Copy the data exactly as it appears, and do not include any pictures.
--*--
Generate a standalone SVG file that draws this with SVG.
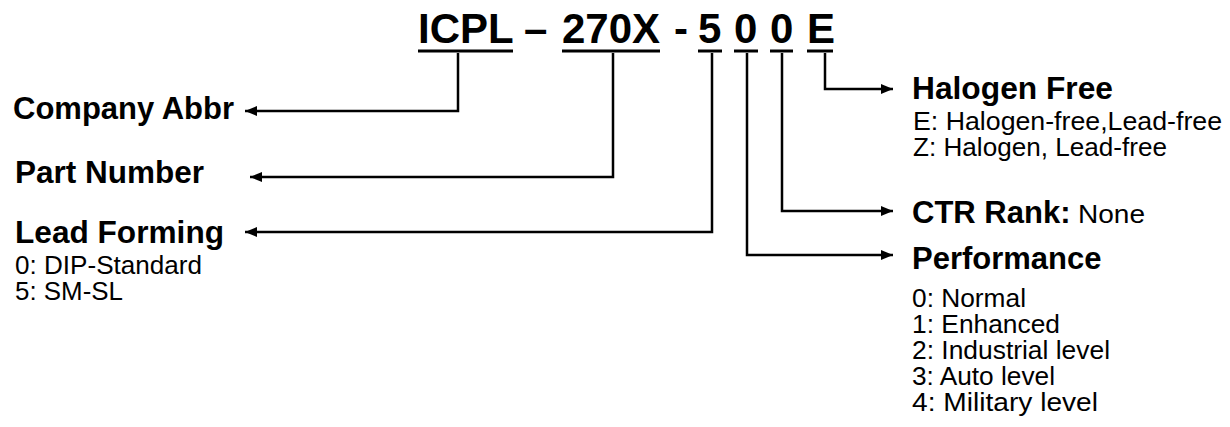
<svg xmlns="http://www.w3.org/2000/svg" width="1230" height="427" viewBox="0 0 1230 427">
<defs>
<style>
.t{font-family:"Liberation Sans",Arial,sans-serif;font-weight:bold;font-size:42px;fill:#000}
.h{font-family:"Liberation Sans",Arial,sans-serif;font-weight:bold;font-size:31px;fill:#000}
.r{font-family:"Liberation Sans",Arial,sans-serif;font-size:25px;fill:#000}
.ul{stroke:#000;stroke-width:3;fill:none}
.c{stroke:#000;stroke-width:2.5;fill:none}
</style>
<marker id="ah" viewBox="0 0 12 10" refX="12" refY="5" markerWidth="12" markerHeight="10" markerUnits="userSpaceOnUse" orient="auto">
<path d="M0,0 L12,5 L0,10 z" fill="#000"/>
</marker>
</defs>
<g id="title">
<text class="t" x="418" y="43">ICPL</text>
<text class="t" x="524" y="43">–</text>
<text class="t" x="562" y="43">270X</text>
<text class="t" x="674" y="43">-</text>
<text class="t" x="698" y="43">5</text>
<text class="t" x="734" y="43">0</text>
<text class="t" x="770" y="43">0</text>
<text class="t" x="807" y="43">E</text>
<line class="ul" x1="418" y1="51" x2="513" y2="51"/>
<line class="ul" x1="562" y1="51" x2="660" y2="51"/>
<line class="ul" x1="698" y1="51" x2="722" y2="51"/>
<line class="ul" x1="734" y1="51" x2="758" y2="51"/>
<line class="ul" x1="770" y1="51" x2="793" y2="51"/>
<line class="ul" x1="807" y1="51" x2="833" y2="51"/>
</g>
<g id="connectors">
<polyline class="c" points="458,53 458,111 245,111" marker-end="url(#ah)"/>
<polyline class="c" points="613,53 613,177 250,177" marker-end="url(#ah)"/>
<polyline class="c" points="712,53 712,232 245,232" marker-end="url(#ah)"/>
<polyline class="c" points="747,53 747,255 893,255" marker-end="url(#ah)"/>
<polyline class="c" points="782,53 782,211 893,211" marker-end="url(#ah)"/>
<polyline class="c" points="825,53 825,89 893,89" marker-end="url(#ah)"/>
</g>
<g id="company">
<text class="h" x="13" y="119">Company Abbr</text>
</g>
<g id="part">
<text class="h" x="15" y="183" textLength="189" lengthAdjust="spacingAndGlyphs">Part Number</text>
</g>
<g id="lead">
<text class="h" x="15" y="243" textLength="209" lengthAdjust="spacingAndGlyphs">Lead Forming</text>
<text class="r" x="15" y="274" textLength="187" lengthAdjust="spacingAndGlyphs">0: DIP-Standard</text>
<text class="r" x="15" y="300" textLength="108" lengthAdjust="spacingAndGlyphs">5: SM-SL</text>
</g>
<g id="halogen">
<text class="h" x="912" y="99" textLength="201" lengthAdjust="spacingAndGlyphs">Halogen Free</text>
<text class="r" x="913" y="130" textLength="309" lengthAdjust="spacingAndGlyphs">E: Halogen-free,Lead-free</text>
<text class="r" x="913" y="156" textLength="254" lengthAdjust="spacingAndGlyphs">Z: Halogen, Lead-free</text>
</g>
<g id="ctr">
<text class="h" x="912" y="223">CTR Rank:</text>
<text class="r" x="1078" y="223" textLength="67" lengthAdjust="spacingAndGlyphs">None</text>
</g>
<g id="performance">
<text class="h" x="912" y="269">Performance</text>
<text class="r" x="912" y="307" textLength="114" lengthAdjust="spacingAndGlyphs">0: Normal</text>
<text class="r" x="912" y="333" textLength="148" lengthAdjust="spacingAndGlyphs">1: Enhanced</text>
<text class="r" x="912" y="359" textLength="198" lengthAdjust="spacingAndGlyphs">2: Industrial level</text>
<text class="r" x="912" y="385" textLength="143" lengthAdjust="spacingAndGlyphs">3: Auto level</text>
<text class="r" x="912" y="411" textLength="186" lengthAdjust="spacingAndGlyphs">4: Military level</text>
</g>
</svg>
--*--
• THE SOLUTION:
Generate a standalone SVG file that draws this with SVG.
<svg xmlns="http://www.w3.org/2000/svg" width="1230" height="427" viewBox="0 0 1230 427">
<defs>
<style>
.t{font-family:"Liberation Sans",Arial,sans-serif;font-weight:bold;font-size:42px;fill:#000}
.h{font-family:"Liberation Sans",Arial,sans-serif;font-weight:bold;font-size:31px;fill:#000}
.r{font-family:"Liberation Sans",Arial,sans-serif;font-size:25px;fill:#000}
.ul{stroke:#000;stroke-width:3;fill:none}
.c{stroke:#000;stroke-width:2.5;fill:none}
</style>
<marker id="ah" viewBox="0 0 12 10" refX="12" refY="5" markerWidth="12" markerHeight="10" markerUnits="userSpaceOnUse" orient="auto">
<path d="M0,0 L12,5 L0,10 z" fill="#000"/>
</marker>
</defs>
<g id="title">
<text class="t" x="418" y="43">ICPL</text>
<text class="t" x="524" y="43">–</text>
<text class="t" x="562" y="43">270X</text>
<text class="t" x="674" y="43">-</text>
<text class="t" x="698" y="43">5</text>
<text class="t" x="734" y="43">0</text>
<text class="t" x="770" y="43">0</text>
<text class="t" x="807" y="43">E</text>
<line class="ul" x1="418" y1="51" x2="513" y2="51"/>
<line class="ul" x1="562" y1="51" x2="660" y2="51"/>
<line class="ul" x1="698" y1="51" x2="722" y2="51"/>
<line class="ul" x1="734" y1="51" x2="758" y2="51"/>
<line class="ul" x1="770" y1="51" x2="793" y2="51"/>
<line class="ul" x1="807" y1="51" x2="833" y2="51"/>
</g>
<g id="connectors">
<polyline class="c" points="458,53 458,111 245,111" marker-end="url(#ah)"/>
<polyline class="c" points="613,53 613,177 250,177" marker-end="url(#ah)"/>
<polyline class="c" points="712,53 712,232 245,232" marker-end="url(#ah)"/>
<polyline class="c" points="747,53 747,255 893,255" marker-end="url(#ah)"/>
<polyline class="c" points="782,53 782,211 893,211" marker-end="url(#ah)"/>
<polyline class="c" points="825,53 825,89 893,89" marker-end="url(#ah)"/>
</g>
<g id="company">
<text class="h" x="13" y="119">Company Abbr</text>
</g>
<g id="part">
<text class="h" x="15" y="183" textLength="189" lengthAdjust="spacingAndGlyphs">Part Number</text>
</g>
<g id="lead">
<text class="h" x="15" y="243" textLength="209" lengthAdjust="spacingAndGlyphs">Lead Forming</text>
<text class="r" x="15" y="274" textLength="187" lengthAdjust="spacingAndGlyphs">0: DIP-Standard</text>
<text class="r" x="15" y="300" textLength="108" lengthAdjust="spacingAndGlyphs">5: SM-SL</text>
</g>
<g id="halogen">
<text class="h" x="912" y="99" textLength="201" lengthAdjust="spacingAndGlyphs">Halogen Free</text>
<text class="r" x="913" y="130" textLength="309" lengthAdjust="spacingAndGlyphs">E: Halogen-free,Lead-free</text>
<text class="r" x="913" y="156" textLength="254" lengthAdjust="spacingAndGlyphs">Z: Halogen, Lead-free</text>
</g>
<g id="ctr">
<text class="h" x="912" y="223">CTR Rank:</text>
<text class="r" x="1078" y="223" textLength="67" lengthAdjust="spacingAndGlyphs">None</text>
</g>
<g id="performance">
<text class="h" x="912" y="269">Performance</text>
<text class="r" x="912" y="307" textLength="114" lengthAdjust="spacingAndGlyphs">0: Normal</text>
<text class="r" x="912" y="333" textLength="148" lengthAdjust="spacingAndGlyphs">1: Enhanced</text>
<text class="r" x="912" y="359" textLength="198" lengthAdjust="spacingAndGlyphs">2: Industrial level</text>
<text class="r" x="912" y="385" textLength="143" lengthAdjust="spacingAndGlyphs">3: Auto level</text>
<text class="r" x="912" y="411" textLength="186" lengthAdjust="spacingAndGlyphs">4: Military level</text>
</g>
</svg>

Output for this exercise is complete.